Immerhin haben Regierung und Partei erkannt, dass die Begriffe Eigenverantwortung und Subsidiarität, Leistung und Solidarität, Pflicht und mehr Gerechtigkeit zwischen den Gruppen und Generationen sämtlich Werte sind, die nicht nur für den Wahlsieg in der politische Mitte, sondern auch für den Zusammenhalt einer freien Gesellschaft wichtig sind. Was freilich fehlt ist eine griffige Vision, ein mehr oder weniger konsistentes Bild von der Richtung künftiger Reformen, ohne das die Zumutungen der Modernisierung nicht vermittelbar sind.

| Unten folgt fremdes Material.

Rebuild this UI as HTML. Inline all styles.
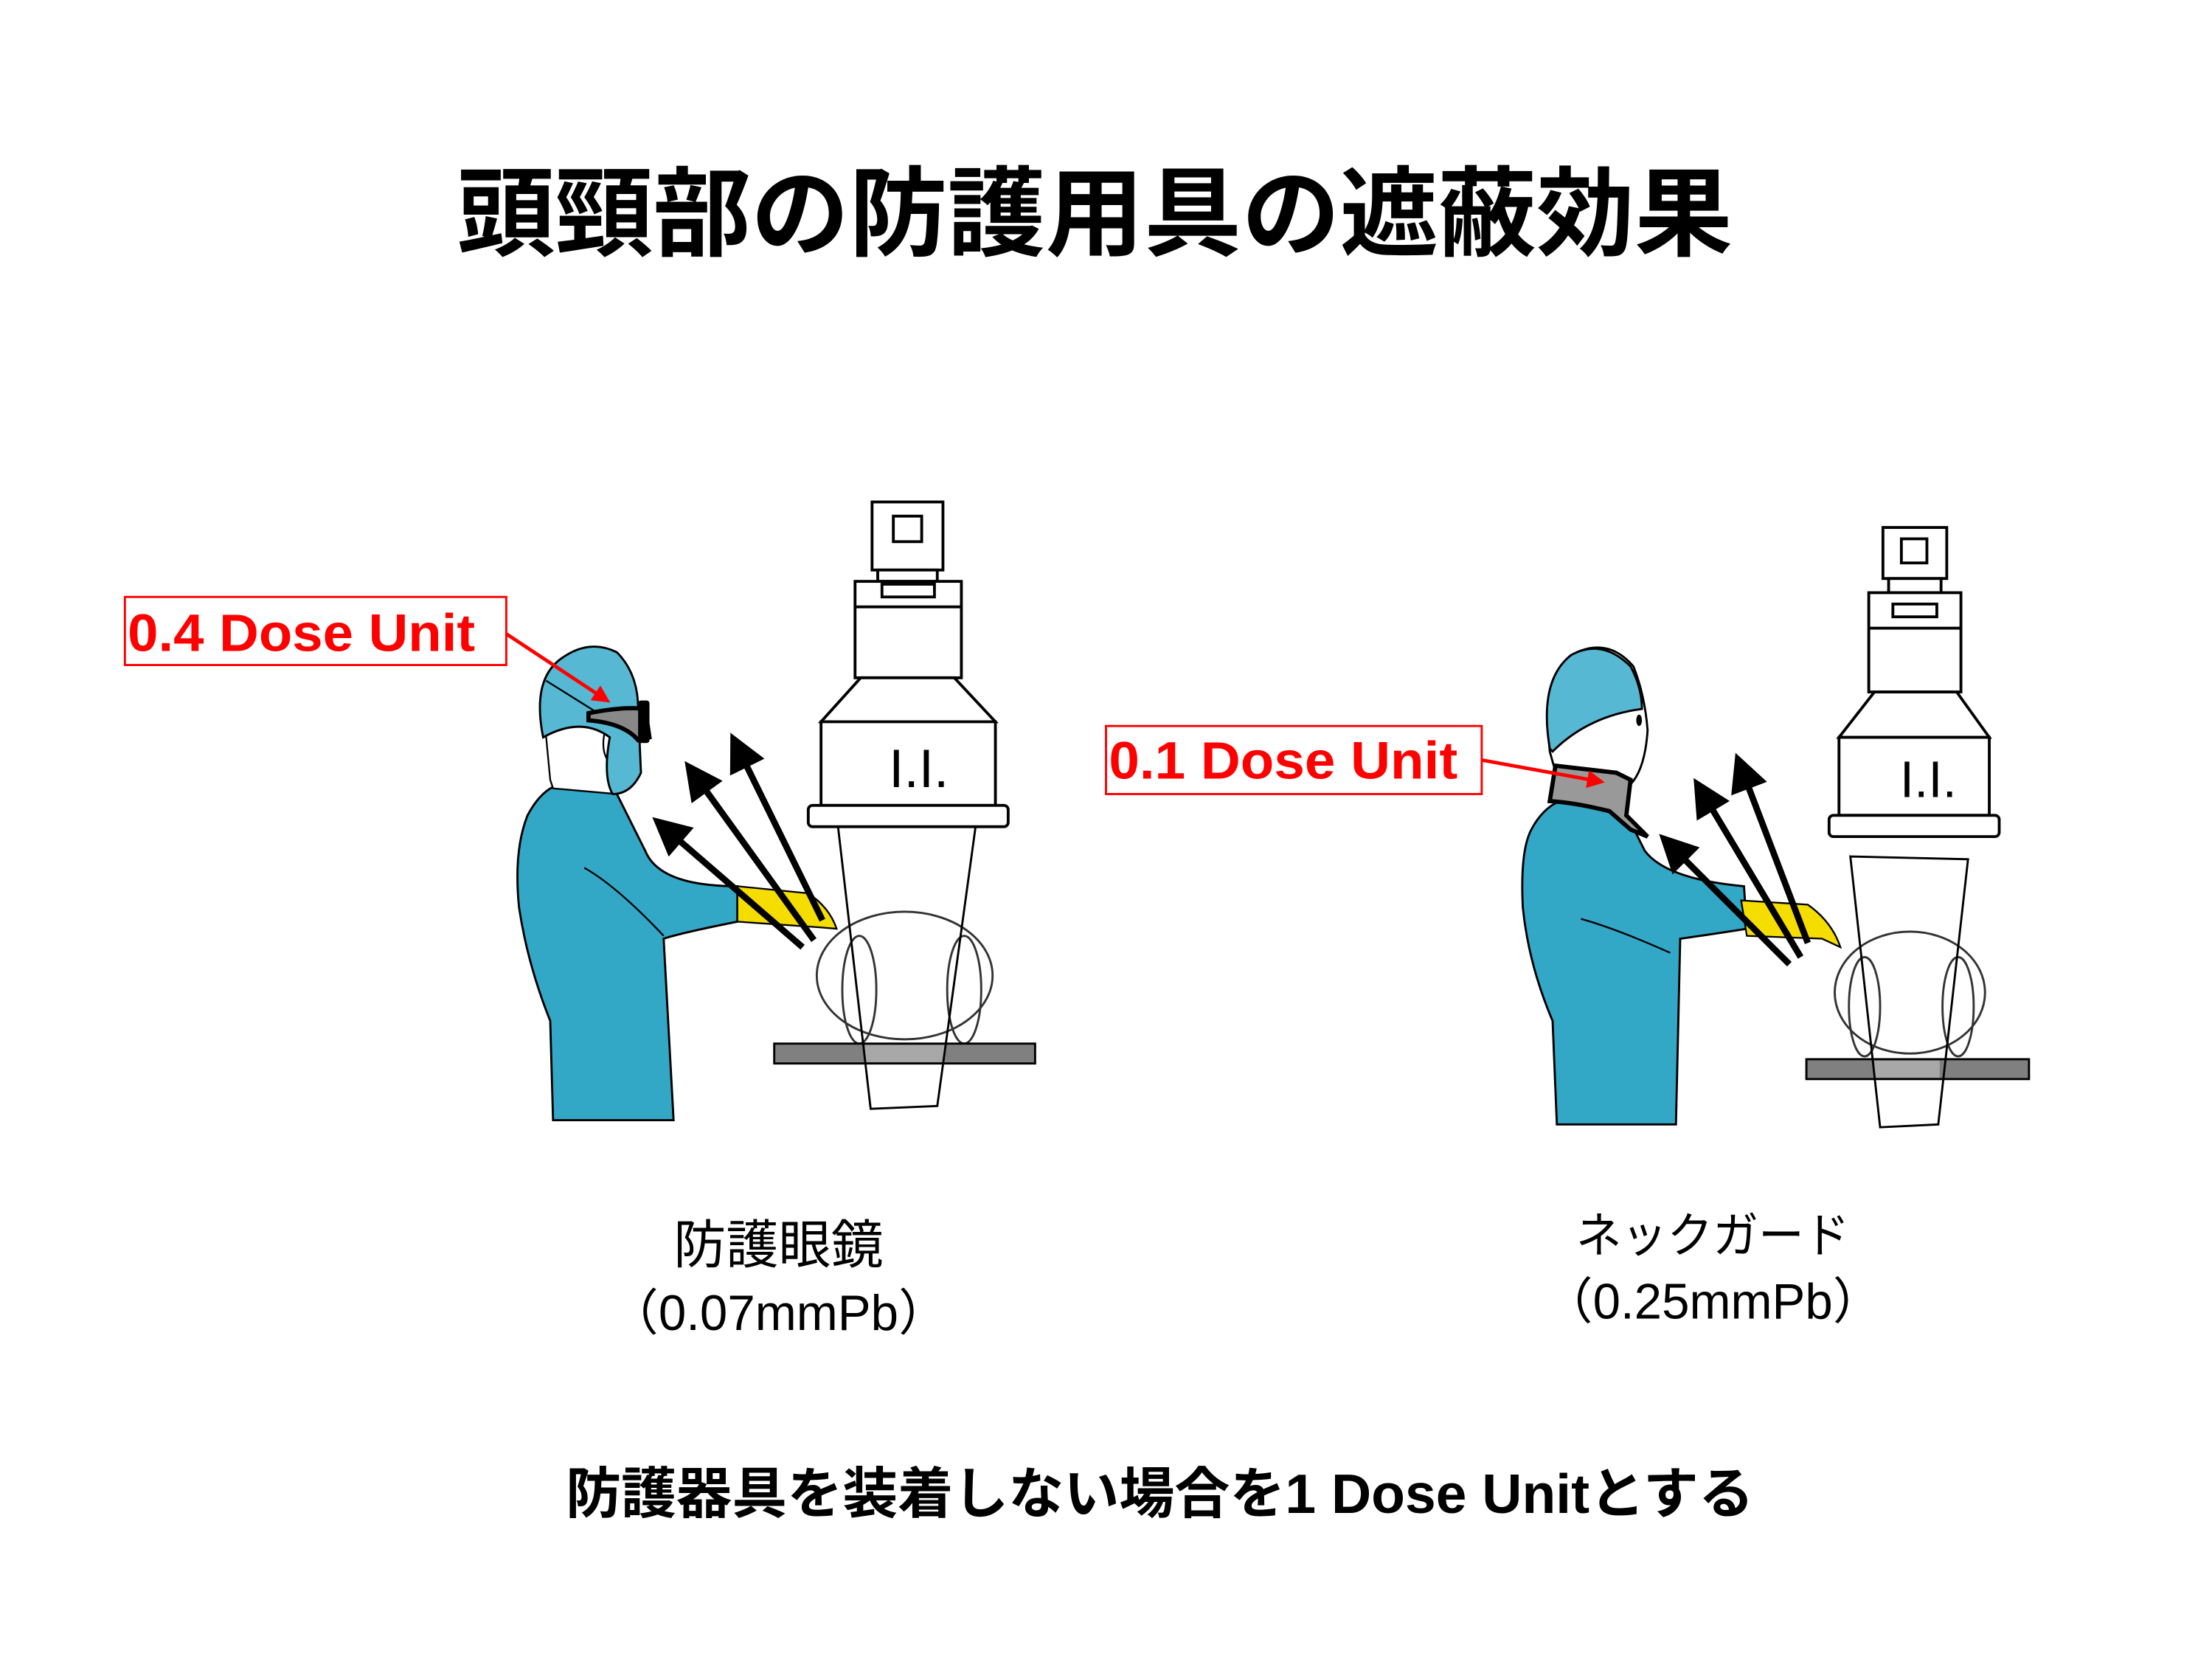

Der entscheidende Unterschied zur CDU-Ära muss deshalb darin liegen, alle Gruppen, alt und jung, Männer und Frauen, Arme und Reiche, gleichmäßig an der gesellschaftlichen Lastenverteilung zu beteiligen: Ein Programm jenseits vom "Ich-Denken" der Individualisierungsideologie und vom "Ihr-Denken" der Klientelpolitik. Unter Kohl wurden die finanziellen Werte der Habenden geschützt und die sozialen Verwerfungen eben dieser Politik mit einer Überhöhung der Gemeinschaftswerte und klirrender Familienlyrik verkleistert. Die SPD hingegen hat die Chance, sich unter Schröder und Müntefering von ihrem Hang zur Randgruppenbemutterung zu verabschieden und stattdessen Politik fortan von der Mitte aus zu denken: Was nützt nicht nur Gruppen, sondern dient insgesamt dem Gemeinwohl, weil es den gesellschaftlichen Zusammenhalt stärkt? Was nützt der breiten Mehrheit all jener "normalen Menschen", die in unserem Land Kinder groß ziehen, die Arbeit machen, Steuern zahlen und sich an die Regeln halten. Eine solche Politik mag man kommunitaristisch inspiriert, in Teilen konservativ, vielleicht auch Dritten Weg nennen. Oder schlicht: im besten Sinne sozialdemokratisch.